El abuso laboral
-
Por Luciana Gallino Garaventa
/
Edila Partido Coalición Republicana
El abuso laboral es una de esas realidades que todos saben que existe, pero que muy pocos se animan a nombrar en voz alta. Quizás porque incomoda, porque remueve estructuras, o porque obliga a revisar prácticas normalizadas durante años. Sin embargo, callarlo tiene un costo demasiado alto: el desgaste emocional, psicológico y hasta físico de quienes lo padecen. Y, sobre todo, la idea equivocada de que “así funciona el trabajo”.

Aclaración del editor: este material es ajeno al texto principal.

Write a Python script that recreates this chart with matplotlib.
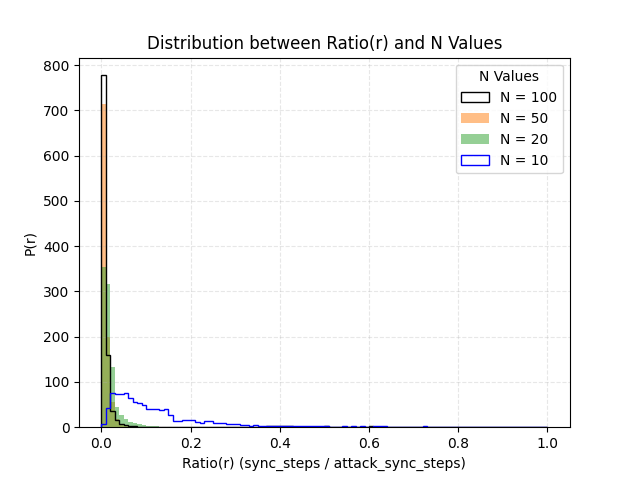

El abuso laboral adopta muchas formas, algunas visibles y otras tan sutiles que se vuelven difíciles de identificar. No siempre aparece en gritos o humillaciones públicas. A veces se esconde detrás de órdenes contradictorias, exigencias imposibles, favoritismos marcados, silencios manipuladores, sobrecarga constante o un maltrato camuflado como “carácter fuerte”. El problema es que, cuando estas conductas se sostienen en el tiempo, terminan erosionando la dignidad del trabajador.
Uno de los escenarios donde más se observa este fenómeno es en los espacios donde existe una fuerte jerarquía interna. Cuando el poder se concentra en pocas manos y no existen mecanismos claros de control o de protección, el riesgo aumenta. La figura de la jefa o jefe de servicio —quien tiene la autoridad para distribuir tareas, otorgar permisos, evaluar desempeño o manejar la comunicación interna— puede transformarse en un punto de equilibrio saludable o, por el contrario, en el origen de un clima laboral asfixiante.
Muchas veces, quienes ocupan estos cargos subestiman el impacto que sus actos generan. Otras veces, lo saben perfectamente. Y ahí surge el problema: el uso indebido del poder. Cuando una jefatura utiliza su posición para presionar, intimidar o controlar de forma desmedida, se pasa del liderazgo al abuso. Y quienes están debajo suelen sentir que no tienen margen para expresarse, para denunciar o simplemente para pedir un trato digno.
Lo más grave es que el abuso laboral rara vez es un hecho aislado. Por lo general, se transforma en cultura. Se instala en el ambiente, se filtra en las conversaciones, se esconde detrás de frases como “acá siempre fue así” o “si no te gusta, ya sabés dónde está la puerta”. Esa naturalización hace que las personas sigan soportando situaciones que vulneran derechos básicos. Y quienes observan desde afuera, aunque no estén directamente involucrados, también terminan afectados: el clima se vuelve tenso, el compañerismo se desgasta y el trabajo pierde calidad.
Por eso es fundamental hablar del tema con claridad, sin miedo y sin maquillajes. El trabajador tiene derecho a un ambiente sano, respetuoso y humanizado. No es un detalle menor: pasamos gran parte de nuestra vida en el lugar de trabajo. Y cuando ese entorno se vuelve hostil, lo sentimos en todo: en la salud, en el ánimo, en el descanso, en la vida personal. La dignidad laboral no es un lujo; es un pilar.
Las instituciones, por su parte, tienen la responsabilidad de garantizar procesos internos que protejan a sus funcionarios. La existencia de protocolos contra el acoso, canales de denuncia confiables, equipos de recursos humanos preparados y auditorías periódicas no solo previene conflictos, sino que demuestra un compromiso real con la integridad de las personas. No alcanza con tener un reglamento: hay que aplicarlo.
Porque a veces, basta con prestar atención. Los indicios suelen estar ahí, circulando en las charlas, en los murmullos que se repiten, en los relatos que se escuchan una y otra vez en los corredores. Como cuando, en los pasillos del CAM, alguien comenta en voz baja lo que todo el mundo sabe pero pocos se animan a decir: que el abuso laboral existe, que duele y que es hora de que deje de ser un secreto a medias.